At the root of the container shipping lines' misery is not so much stalled world trade but new ship supply capacity far outstripping world trade growth, leading to a mismatch between supply and demand growth which, says Paul Slater, a Florida-based ship finance adviser, means the whole industry is in "terrible trouble. Frankly, I don't think there's a container shipping company in the entire world that's making any money," he adds.

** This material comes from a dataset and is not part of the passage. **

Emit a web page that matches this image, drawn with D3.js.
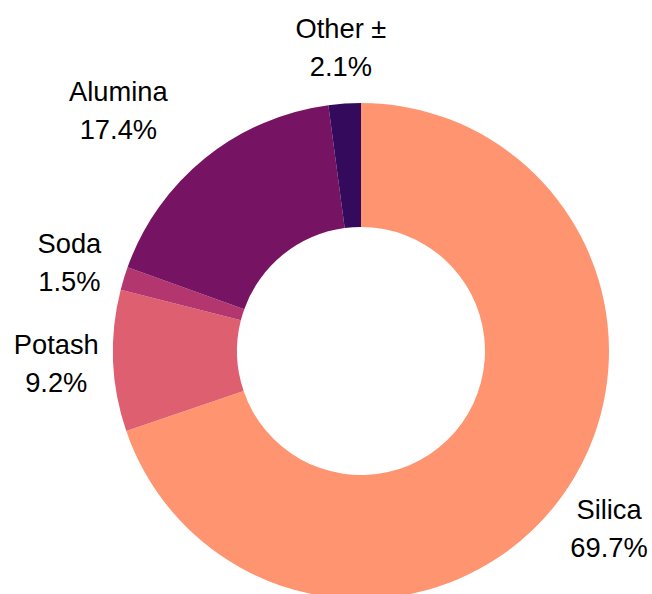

Hanjin's collapse has caused shipping rates to spike but the benefits are likely to be short-lived. Hyundai Merchant Marine, which itself flirted with bankruptcy this year, said it will take over operating many of Hanjin's directly-owned ships, while its chartered vessels are likely to return to the market for lower lease rates. The risk from this is that unless demand grows faster than supply of vessels then further container line collapses cannot be ruled out.

It's not as though Hanjin's collapse could not be foreseen. Drewry Shipping Consultants said: "We've been warning since 2013 that Hanjin was living on borrowed time because its debt to equity ratio was over 600%."

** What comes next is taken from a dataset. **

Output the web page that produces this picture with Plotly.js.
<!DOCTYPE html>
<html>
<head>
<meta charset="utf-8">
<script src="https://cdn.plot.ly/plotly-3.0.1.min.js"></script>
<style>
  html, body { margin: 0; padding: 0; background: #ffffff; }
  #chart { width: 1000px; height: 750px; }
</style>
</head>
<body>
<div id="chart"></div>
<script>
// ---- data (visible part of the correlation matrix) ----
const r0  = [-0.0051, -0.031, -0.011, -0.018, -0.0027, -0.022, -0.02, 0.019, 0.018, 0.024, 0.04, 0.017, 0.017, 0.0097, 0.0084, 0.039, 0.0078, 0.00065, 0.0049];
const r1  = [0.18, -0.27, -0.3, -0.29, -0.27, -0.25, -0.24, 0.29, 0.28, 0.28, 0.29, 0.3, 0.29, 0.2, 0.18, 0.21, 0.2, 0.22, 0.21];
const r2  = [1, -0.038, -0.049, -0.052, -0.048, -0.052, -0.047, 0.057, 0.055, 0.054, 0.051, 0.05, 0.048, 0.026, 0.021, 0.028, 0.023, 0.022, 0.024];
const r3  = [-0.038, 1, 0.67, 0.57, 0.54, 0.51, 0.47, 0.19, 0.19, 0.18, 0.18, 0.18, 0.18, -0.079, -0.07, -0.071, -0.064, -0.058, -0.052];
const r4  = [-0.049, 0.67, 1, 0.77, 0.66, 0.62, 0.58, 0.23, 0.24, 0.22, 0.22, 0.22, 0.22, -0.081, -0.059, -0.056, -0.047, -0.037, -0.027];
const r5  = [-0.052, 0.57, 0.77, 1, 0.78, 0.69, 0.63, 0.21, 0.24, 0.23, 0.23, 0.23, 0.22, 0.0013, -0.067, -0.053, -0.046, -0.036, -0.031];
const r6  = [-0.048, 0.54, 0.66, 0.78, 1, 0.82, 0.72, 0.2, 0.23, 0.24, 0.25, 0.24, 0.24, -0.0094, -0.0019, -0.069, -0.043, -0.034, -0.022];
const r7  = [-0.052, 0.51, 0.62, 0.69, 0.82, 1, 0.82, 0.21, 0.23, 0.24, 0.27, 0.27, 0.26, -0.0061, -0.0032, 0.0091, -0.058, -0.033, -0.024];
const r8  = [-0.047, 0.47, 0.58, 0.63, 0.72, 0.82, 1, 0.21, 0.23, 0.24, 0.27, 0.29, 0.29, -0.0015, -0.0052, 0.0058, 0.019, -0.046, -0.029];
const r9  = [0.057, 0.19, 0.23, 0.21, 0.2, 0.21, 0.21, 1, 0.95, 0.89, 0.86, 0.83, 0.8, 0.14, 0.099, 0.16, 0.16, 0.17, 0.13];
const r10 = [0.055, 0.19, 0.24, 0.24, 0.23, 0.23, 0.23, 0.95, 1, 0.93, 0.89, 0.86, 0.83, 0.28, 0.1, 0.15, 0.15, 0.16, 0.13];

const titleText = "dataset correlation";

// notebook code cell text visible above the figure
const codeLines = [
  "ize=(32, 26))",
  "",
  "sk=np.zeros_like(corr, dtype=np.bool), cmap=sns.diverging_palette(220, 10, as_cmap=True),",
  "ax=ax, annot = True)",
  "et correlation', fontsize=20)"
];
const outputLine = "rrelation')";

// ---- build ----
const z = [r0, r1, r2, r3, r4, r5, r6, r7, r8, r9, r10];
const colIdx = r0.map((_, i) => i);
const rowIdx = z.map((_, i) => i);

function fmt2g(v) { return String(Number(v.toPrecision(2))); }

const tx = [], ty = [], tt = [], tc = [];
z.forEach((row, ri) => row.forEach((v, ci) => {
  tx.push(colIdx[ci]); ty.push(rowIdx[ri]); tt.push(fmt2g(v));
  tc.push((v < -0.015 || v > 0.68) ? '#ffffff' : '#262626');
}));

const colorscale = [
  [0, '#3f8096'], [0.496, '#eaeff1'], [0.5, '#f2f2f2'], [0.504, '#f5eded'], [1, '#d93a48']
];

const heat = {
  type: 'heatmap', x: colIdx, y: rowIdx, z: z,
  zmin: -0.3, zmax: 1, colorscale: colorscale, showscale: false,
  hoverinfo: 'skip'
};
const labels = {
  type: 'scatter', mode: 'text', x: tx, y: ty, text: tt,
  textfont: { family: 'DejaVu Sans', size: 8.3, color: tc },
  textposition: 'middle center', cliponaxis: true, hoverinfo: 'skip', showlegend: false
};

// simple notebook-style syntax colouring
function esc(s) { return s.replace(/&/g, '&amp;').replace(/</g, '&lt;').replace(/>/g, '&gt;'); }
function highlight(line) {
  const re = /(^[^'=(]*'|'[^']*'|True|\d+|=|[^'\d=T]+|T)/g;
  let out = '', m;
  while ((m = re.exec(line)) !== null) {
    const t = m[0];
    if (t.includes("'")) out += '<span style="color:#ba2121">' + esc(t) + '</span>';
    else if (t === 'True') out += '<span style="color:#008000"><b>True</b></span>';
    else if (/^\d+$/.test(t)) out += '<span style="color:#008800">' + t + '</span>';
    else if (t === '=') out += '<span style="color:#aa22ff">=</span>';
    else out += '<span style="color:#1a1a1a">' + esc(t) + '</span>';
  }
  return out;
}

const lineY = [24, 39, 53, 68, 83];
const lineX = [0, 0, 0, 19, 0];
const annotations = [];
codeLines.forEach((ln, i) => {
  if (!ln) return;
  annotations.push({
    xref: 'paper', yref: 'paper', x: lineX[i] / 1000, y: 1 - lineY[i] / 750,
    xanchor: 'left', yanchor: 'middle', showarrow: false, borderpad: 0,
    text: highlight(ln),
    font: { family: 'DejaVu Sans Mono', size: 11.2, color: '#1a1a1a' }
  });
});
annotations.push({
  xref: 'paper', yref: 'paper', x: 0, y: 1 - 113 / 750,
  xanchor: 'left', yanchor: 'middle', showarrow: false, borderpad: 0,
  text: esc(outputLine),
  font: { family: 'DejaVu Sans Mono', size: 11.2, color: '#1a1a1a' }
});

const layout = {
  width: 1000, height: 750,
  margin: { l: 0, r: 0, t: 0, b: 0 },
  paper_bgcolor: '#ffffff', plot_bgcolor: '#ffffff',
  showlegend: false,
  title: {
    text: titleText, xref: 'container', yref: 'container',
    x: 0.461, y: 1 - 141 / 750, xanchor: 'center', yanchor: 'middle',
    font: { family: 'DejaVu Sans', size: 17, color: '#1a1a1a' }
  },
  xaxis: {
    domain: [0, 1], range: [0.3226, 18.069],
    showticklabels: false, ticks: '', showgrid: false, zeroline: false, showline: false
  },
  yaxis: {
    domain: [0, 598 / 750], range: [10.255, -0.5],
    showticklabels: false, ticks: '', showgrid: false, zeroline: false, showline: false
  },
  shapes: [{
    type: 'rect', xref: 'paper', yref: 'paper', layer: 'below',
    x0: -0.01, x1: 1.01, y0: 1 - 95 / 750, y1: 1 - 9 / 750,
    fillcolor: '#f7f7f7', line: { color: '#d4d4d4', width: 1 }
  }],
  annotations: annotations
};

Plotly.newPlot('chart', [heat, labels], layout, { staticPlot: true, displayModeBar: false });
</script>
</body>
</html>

So what lessons does this have for logisticians? It is not enough for them to know how to ensure goods flow through the global supply chain as smoothly as possible. They must be able to identify all possible risks and put in place contingency plans that either allow rapid recovery or some sort of insurance when goods are delayed by events like Hanjin. The present capacity-sharing alliances of container liners are not in the cargo owners' or forwarders' best interests. What is the point, for example, of logistician studying the final accounts of shipping lines, which should also include the crisis-hit bulkers, to apply formulae that can reasonably predict bankruptcy two years ahead with 90% accuracy, if they don't know in which container line's care their goods will end up? If reform
of the arcane complexity of the industry cannot be had then shippers should see if insurance can be obtained at a reasonable rate to protect them from supply claim risks like Hanjin

There are other measures logisticians should take to warn them of trouble ahead. They could, for example, become more aware of global economic and financials trends, that if left unchecked could create mayhem down the line. Back in January 2007 I warned in print of serious trouble ahead for the banking industry caused largely by their reckless involvement in America's sub-prime housing market. At the time, shipbuilding was on a roll with substantial orders on the blocks. That led to excessive ship capacity overhanging the market because the credit crunch stalled world trade growth. Today's shipping world is still feeling the effects of that. But it is not only shipping that is in trouble. Banks are heavily involved in underperforming shipping loans and so far have suffered heavy losses. Britain's RBS bank is now trying to exit its entire interest in Turkish shipping loans and hopes to be rid of its much bigger Greek shipping exposure. It will be lucky if it avoids a big haircut.